Pooling Language: Most companies insist on Pooling language necessary for horizontal wells. Pooling allows them to combine your tract with other tracts in order to get enough acreage to drill a well. You can usually use their language, but read carefully so that it does not contradict CD above.

Memorandum: Some companies will have you sign a Memorandum as well, which I despise because the lease itself will not be of record which makes it hard for people down the road to know if your minerals are open or not. If they insist on using one, make sure you ask for a copy of the recorded Memorandum and attach it to a signed copy of the lease it supports.

Shut In Royalty Payments

Under NO circumstances should you sign a lease where the operator has the right to maintain the lease beyond the primary terms with SHUT IN ROYALTY PAYMENTS. Just stay no.

If you counter the Lessee’s offer sent after the first conversation, you can use editing insertion marks to put in your language and draw a line through anything you want to strike. Once you get a deal you like and sign and return the OGL, initial all changes to the lease form. Also, ask them to send you a recorded copy once they get it back from recordation in whatever county the property is located.

INJECTIONS. Lessee may not inject any substance into the subsurface of the Leased Premises without Lessor’s prior written consent, including injections related to gas lift operations or recycled gas. This is a new term that could be very important in case someone starts putting CO2 or water in your minerals.
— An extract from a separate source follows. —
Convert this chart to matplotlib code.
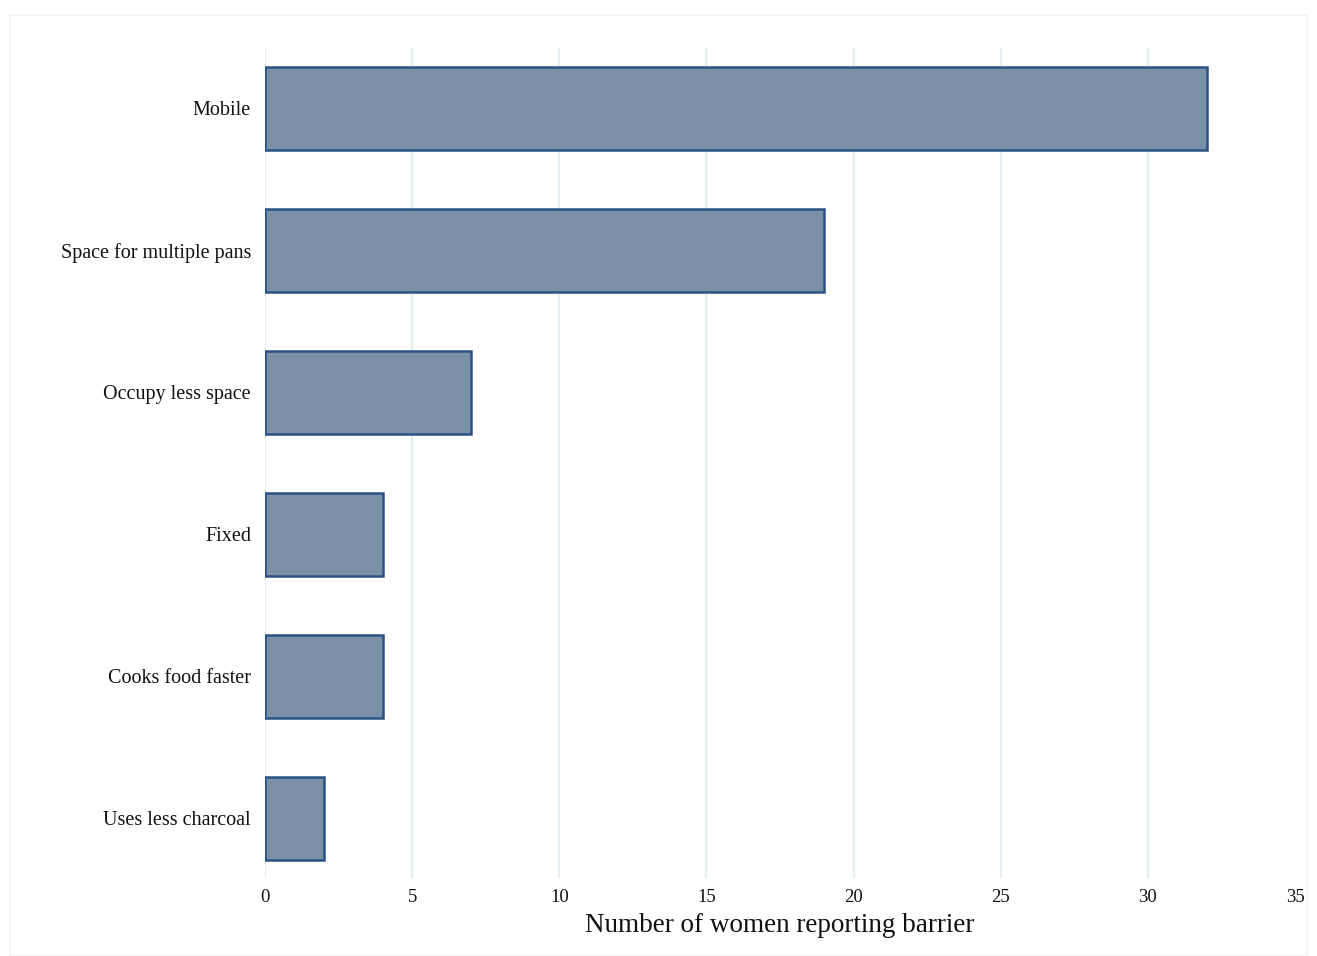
import matplotlib
matplotlib.use("Agg")
import matplotlib.pyplot as plt
from matplotlib.patches import Rectangle

categories = ["Mobile", "Space for multiple pans", "Occupy less space", "Fixed",
              "Cooks food faster", "Uses less charcoal"]
values = [32, 19, 7, 4, 4, 2]
xticks = [0, 5, 10, 15, 20, 25, 30, 35]
xlabel = "Number of women reporting barrier"

plt.rcParams['font.family'] = ['Liberation Serif', 'DejaVu Serif']

fig = plt.figure(figsize=(13.17, 9.56), dpi=100)
fig.patches.append(Rectangle((10/1317, 0), 1 - 20/1317, 1 - 15/956, transform=fig.transFigure,
                             fill=False, edgecolor="#f4f4f4", linewidth=1.2))
ax = fig.add_axes([265/1317, 1 - 878/956, (1295 - 265)/1317, (878 - 48)/956])

pos = list(range(len(categories)))
for t in xticks[:-1]:
    ax.axvline(t, color="#e5eef3", linewidth=1.6, zorder=0)
ax.barh(pos, values, height=0.585, color="#7b90a7", edgecolor="#2a5282", linewidth=1.8, zorder=2)

ax.set_xlim(0, 35)
ax.set_ylim(5.42, -0.426)
ax.set_yticks(pos)
ax.set_yticklabels(categories, fontsize=14.5, color="#111111")
ax.set_xticks(xticks)
ax.set_xticklabels([str(t) for t in xticks], fontsize=13.5, color="#111111")
ax.tick_params(axis="y", length=0, pad=10)
ax.tick_params(axis="x", length=0, pad=8)
for s in ax.spines.values():
    s.set_visible(False)
ax.set_xlabel(xlabel, fontsize=19.5, color="#111111", labelpad=5)

fig.savefig("out.png", dpi=100)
CO2 can by used for flooding and enhancing production, and that is one thing, but it is also a by product of hydrogen creation and might have to be sequestered. You want to get paid for this sequestration. Very important long term. I do not have this in any or many of my leases because such a thing was not contemplated. IN SOME STATES, THE SURFACE OWNER MAY CONTROL THE OWNERSHIP OR REVENUE FROM INJECTION OF SUBSTANCES.